Alors que la situation en Syrie apparaît chaque jour plus chaotique, la communauté orthodoxe d'Antioche a perdu hier son patriarche, Ignace IV, victime d'une attaque cérébrale dans sa 92e année. Il est décédé à l'hôpital Saint-Georges, à Beyrouth, dans la matinée. Aussitôt, le Liban a décrété un jour de deuil national pour ses obsèques, dont la date n'a pas été précisée.
Dans un communiqué, l'Assemblée des évêques orthodoxes de France (AEOF) a salué la mémoire de celui qui fut l'une des « figures dirigeantes les plus marquantes » du Patriarcat d'Antioche.

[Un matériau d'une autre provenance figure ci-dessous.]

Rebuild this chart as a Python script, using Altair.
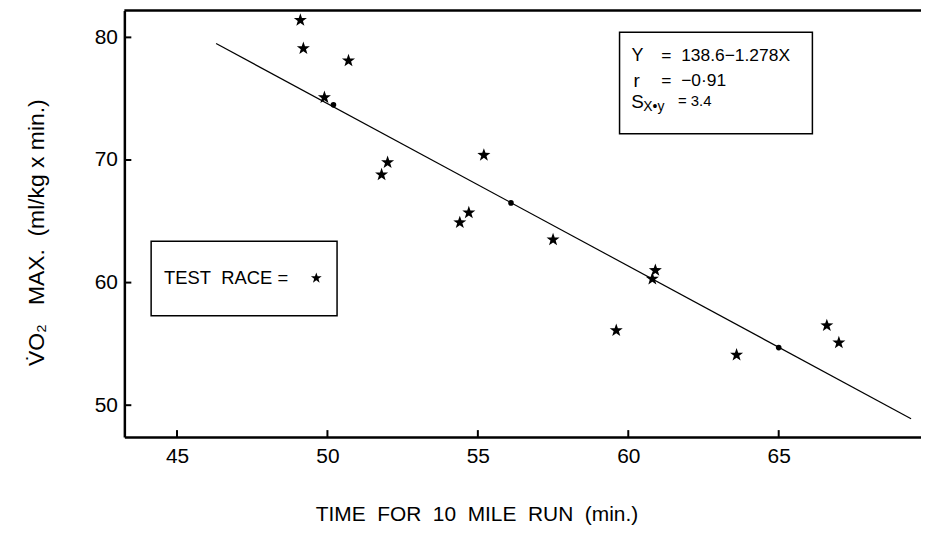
import altair as alt
import pandas as pd

# --- data ---
time_min = [49.1, 49.2, 50.7, 49.9, 52.0, 51.8, 55.2, 54.7, 54.4, 57.5, 59.6, 60.9, 60.8, 63.6, 66.6, 67.0]
vo2_max = [81.4, 79.1, 78.1, 75.1, 69.8, 68.8, 70.4, 65.7, 64.9, 63.5, 56.1, 61.0, 60.3, 54.1, 56.5, 55.1]

line_time = [46.3, 69.4]
line_vo2 = [79.5, 48.9]

dot_time = [50.2, 56.1, 65.0]
dot_vo2 = [74.5, 66.5, 54.7]

x_ticks = [45, 50, 55, 60, 65]
y_ticks = [50, 60, 70, 80]

NB = "\u00a0"
x_title = f"TIME{NB}{NB}FOR{NB}{NB}10{NB}{NB}MILE{NB}{NB}RUN{NB}{NB}(min.)"
y_title = f"V\u0307O\u2082{NB}{NB}{NB}MAX.{NB}{NB}(ml/kg{NB}x{NB}min.)"

# --- layout ---
W, H = 801, 429
FONT = "Liberation Sans"
STAR = ("M0,-1L0.235,-0.324L0.951,-0.309L0.38,0.124L0.588,0.809L0,0.4"
        "L-0.588,0.809L-0.38,0.124L-0.951,-0.309L-0.235,-0.324Z")

xs = alt.Scale(domain=[43.25, 69.73], nice=False, zero=False)
ys = alt.Scale(domain=[47.4, 82.2], nice=False, zero=False)

x_axis = alt.Axis(values=x_ticks, title=x_title, grid=False, tickSize=0, labelPadding=9,
                  labelFontSize=21, labelFont=FONT, labelColor="black",
                  domainColor="black", domainWidth=2.5,
                  titleFont=FONT, titleFontSize=21, titleFontWeight="normal", titleColor="black",
                  titleX=354, titleY=78, titleAlign="center", titleBaseline="middle")
y_axis = alt.Axis(values=y_ticks, title=y_title, grid=False, tickSize=0, labelPadding=7,
                  labelFontSize=21, labelFont=FONT, labelColor="black",
                  domainColor="black", domainWidth=2.5,
                  titleFont=FONT, titleFontSize=23, titleFontWeight="normal", titleColor="black",
                  titleAngle=270, titleX=-88, titleY=223, titleAlign="center", titleBaseline="middle")

pts = pd.DataFrame({"time": time_min, "vo2": vo2_max})
reg = pd.DataFrame({"time": line_time, "vo2": line_vo2})
dots = pd.DataFrame({"time": dot_time, "vo2": dot_vo2})
xt = pd.DataFrame({"t": x_ticks})
yt = pd.DataFrame({"t": y_ticks})

stars = alt.Chart(pts).mark_point(shape=STAR, filled=True, color="black", size=190, opacity=1).encode(
    x=alt.X("time:Q", scale=xs, axis=x_axis),
    y=alt.Y("vo2:Q", scale=ys, axis=y_axis),
)

line = alt.Chart(reg).mark_line(color="black", strokeWidth=1.2).encode(
    x=alt.X("time:Q", scale=xs), y=alt.Y("vo2:Q", scale=ys))

dot_layer = alt.Chart(dots).mark_circle(color="black", size=32, opacity=1).encode(
    x=alt.X("time:Q", scale=xs), y=alt.Y("vo2:Q", scale=ys))

# inward tick marks
xtick_layer = alt.Chart(xt).mark_rule(color="black", strokeWidth=2).encode(
    x=alt.X("t:Q", scale=xs), y=alt.value(H), y2=alt.value(H - 7))
ytick_layer = alt.Chart(yt).mark_rule(color="black", strokeWidth=2).encode(
    y=alt.Y("t:Q", scale=ys), x=alt.value(0), x2=alt.value(7))

# top frame line (full-width horizontal rule)
top_rule = alt.Chart(pd.DataFrame({"t": [0]})).mark_rule(color="black", strokeWidth=2.5).encode(
    y=alt.value(0))

# boxes
boxes = pd.DataFrame({
    "x": [44.14, 59.71], "x2": [50.32, 66.12],
    "y": [57.29, 72.13], "y2": [63.37, 80.41],
})
box_layer = alt.Chart(boxes).mark_rect(fill="white", stroke="black", strokeWidth=1.5).encode(
    x=alt.X("x:Q", scale=xs), x2="x2:Q", y=alt.Y("y:Q", scale=ys), y2="y2:Q")

texts = pd.DataFrame({
    "x": [44.57, 60.11, 61.1, 60.17, 61.1, 60.1, 60.5, 61.65],
    "y": [60.37, 78.46, 78.46, 76.43, 76.43, 74.73, 74.3, 74.8],
    "label": [f"TEST{NB}{NB}RACE{NB}={NB}", "Y", f"={NB}{NB}138.6\u22121.278X", "r",
              f"={NB}{NB}\u22120\u00b791", "S", "X\u2022y", "= 3.4"],
    "fs": [18.5, 18, 17.5, 19, 17.5, 19, 14, 15],
})
text_layer = alt.Chart(texts).mark_text(align="left", baseline="middle", font=FONT,
                                        color="black").encode(
    x=alt.X("x:Q", scale=xs), y=alt.Y("y:Q", scale=ys), text="label:N",
    size=alt.Size("fs:Q", scale=None, legend=None))

legend_star = alt.Chart(pd.DataFrame({"x": [49.63], "y": [60.37]})).mark_point(
    shape=STAR, filled=True, color="black", size=130, opacity=1).encode(
    x=alt.X("x:Q", scale=xs), y=alt.Y("y:Q", scale=ys))

chart = alt.layer(
    stars, box_layer, text_layer, legend_star, line, dot_layer, xtick_layer, ytick_layer, top_rule
).properties(
    width=W, height=H,
    background="white",
    autosize=alt.AutoSizeParams(type="none"),
    padding={"left": 117, "top": 1, "right": 0, "bottom": 89},
).configure_view(stroke="transparent", strokeWidth=0)

chart.save("out.html", embed_options={"renderer": "svg", "actions": False})
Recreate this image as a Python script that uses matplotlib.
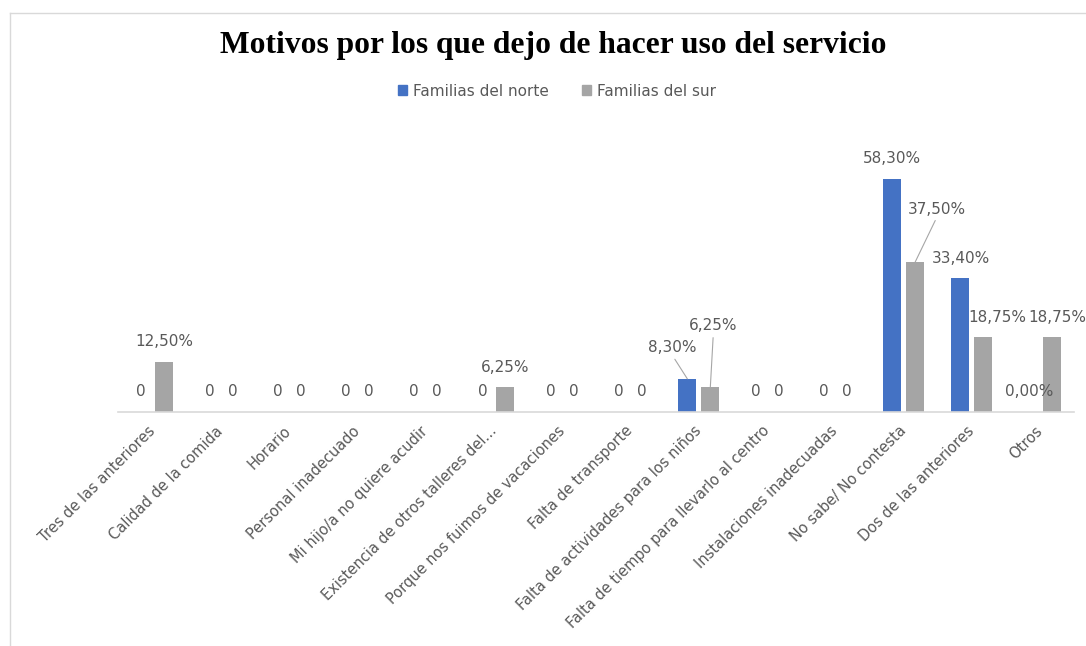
import matplotlib
matplotlib.use("Agg")
import matplotlib.pyplot as plt
from matplotlib.patches import Patch
import numpy as np

# Chart data
categories = [
    "Tres de las anteriores", "Calidad de la comida", "Horario",
    "Personal inadecuado", "Mi hijo/a no quiere acudir",
    "Existencia de otros talleres del...", "Porque nos fuimos de vacaciones",
    "Falta de transporte", "Falta de actividades para los niños",
    "Falta de tiempo para llevarlo al centro", "Instalaciones inadecuadas",
    "No sabe/ No contesta", "Dos de las anteriores", "Otros",
]
north = [0, 0, 0, 0, 0, 0, 0, 0, 8.3, 0, 0, 58.3, 33.4, 0]
south = [12.5, 0, 0, 0, 0, 6.25, 0, 0, 6.25, 0, 0, 37.5, 18.75, 18.75]
north_labels = ["0", "0", "0", "0", "0", "0", "0", "0", "8,30%", "0", "0",
                "58,30%", "33,40%", "0,00%"]
south_labels = ["12,50%", "0", "0", "0", "0", "6,25%", "0", "0", "6,25%", "0", "0",
                "37,50%", "18,75%", "18,75%"]
series_names = ["Familias del norte", "Familias del sur"]

# label offsets in pixels (dx, dy) from bar top; default (0, 20)
north_shift = {8: (-15, 31)}
south_shift = {8: (3, 61), 11: (22, 53), 12: (14, 19), 13: (6, 19)}
leaders_north = [8]
leaders_south = [8, 11]

BLUE = "#4472C4"
GRAY = "#A5A5A5"
TXT = "#595959"

fig = plt.figure(figsize=(10.86, 6.46), dpi=100)
ax = fig.add_axes([118.4 / 1086, 1 - 412 / 646, 956 / 1086, 280 / 646])

x = np.arange(len(categories))
off, w = 0.1685, 0.264
ax.bar(x - off, north, w, color=BLUE, label=series_names[0])
ax.bar(x + off, south, w, color=GRAY, label=series_names[1])

ax.set_xlim(-0.5, len(categories) - 0.5)
ax.set_ylim(0, 70)
ax.set_yticks([])
for s in ["top", "right", "left"]:
    ax.spines[s].set_visible(False)
ax.spines["bottom"].set_color("#d9d9d9")
ax.spines["bottom"].set_linewidth(1.2)

ax.set_xticks(x)
ax.set_xticklabels(categories, rotation=45, ha="right", va="center",
                   rotation_mode="anchor", fontsize=10.5, color=TXT)
ax.tick_params(axis="x", length=0, pad=12)


def add_labels(xs, vals, texts, shifts, leaders):
    for i, (xi, v, t) in enumerate(zip(xs, vals, texts)):
        dx, dy = shifts.get(i, (0, 20))
        kw = {}
        if i in leaders:
            kw["arrowprops"] = dict(arrowstyle="-", color="#a6a6a6", lw=0.8,
                                    shrinkA=1, shrinkB=0, relpos=(0.5, 0))
        ax.annotate(t, (xi, v), xytext=(dx, dy), textcoords="offset pixels",
                    ha="center", va="center", fontsize=11, color=TXT,
                    annotation_clip=False, **kw)


add_labels(x - off, north, north_labels, north_shift, leaders_north)
add_labels(x + off, south, south_labels, south_shift, leaders_south)

fig.text(553 / 1086, 1 - 45 / 646, "Motivos por los que dejo de hacer uso del servicio",
         ha="center", va="center", fontsize=22.7, fontweight="bold",
         family="Liberation Serif", color="black")

handles = [Patch(color=BLUE), Patch(color=GRAY)]
fig.legend(handles, series_names, loc="center", bbox_to_anchor=(557 / 1086, 1 - 91 / 646),
           ncol=2, frameon=False, fontsize=11, labelcolor=TXT,
           handlelength=0.55, handleheight=0.55, handletextpad=0.4, columnspacing=2.2)

# light chart border (left and top edges visible)
fig.add_artist(plt.Line2D([10 / 1086, 10 / 1086], [0, 1 - 13 / 646],
                          transform=fig.transFigure, color="#d9d9d9", lw=1))
fig.add_artist(plt.Line2D([10 / 1086, 1], [1 - 13 / 646, 1 - 13 / 646],
                          transform=fig.transFigure, color="#d9d9d9", lw=1))

fig.savefig("out.png", dpi=100)
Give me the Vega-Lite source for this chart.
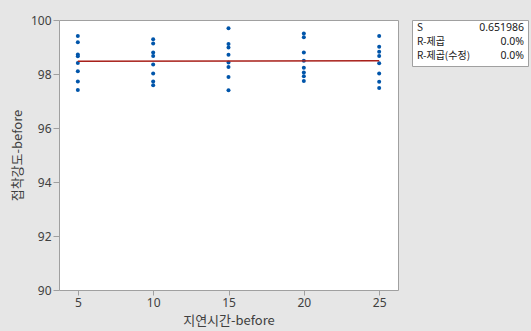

Héritière de la pentarchie originelle, cette Église orthodoxe autocéphale, l'une des plus anciennes du christianisme, compte 200 000 fidèles dans le Golfe, 400 000 au Liban, et surtout 1 300 000 en Syrie, où se trouve son siège patriarcal de Damas.
C'est dire si cette disparition intervient à un moment délicat pour les chrétiens de Syrie, pris en étau entre une dictature finissante et une opposition comptant dans ses rangs des islamistes radicaux. Dans ce contexte, le patriarche Ignace IV avait su se tenir sur un fil, composant avec le régime sans jamais se compromettre. Sa boussole, c'était l'éthique qu'imposait à ses yeux la foi chrétienne.
« Position médiane »
En octobre dernier, à Balamand, au nord du Liban, le saint-synode du Patriarcat d'Antioche avait adopté une déclaration de principe sur la situation au Moyen-Orient et en Syrie, appelant à la paix et mettant l'accent sur le devoir de citoyenneté et l'égalité de tous devant la loi. Ce faisant, explique Carol Saba, porte-parole de l'AEOF, « Ignace IV renvoyait tout le monde dos à dos, invitant les chrétiens à s'engager dans la vie de la cité comme partenaires de leurs concitoyens musulmans. Cette position médiane faisait sa force ».
Le patriarche, à la fois ascète et pasteur doué d'un langage théologique accessible, était né en 1921 à Mhardeh, dans la province de Hama, à l'ouest de la Syrie. Dans les années 1940, Habib Hazim – son nom d'état civil – étudie la philosophie à l'Université américaine de Beyrouth, avant de suivre une formation liturgique à l'Institut Saint-Serge à Paris. À son retour, il fonde l'institut de liturgie orthodoxe à l'Université de Balamand.
Consacré évêque en 1962, il est élu 157e patriarche d'Antioche en 1979. En 2006, il avait déploré l'intervention américaine en Irak, qui avait mis à mal l'« équilibre fragile » des confessions, exprimant par ailleurs son « inquiétude » après le discours de Benoît XVI à Ratisbonne. Interrogé par La Croix en 2008, Ignace IV insistait sur la nécessaire convivialité entre musulmans et chrétiens au Proche-Orient, ignorant alors que le Printemps arabe rendrait cette exigence plus cruciale encore.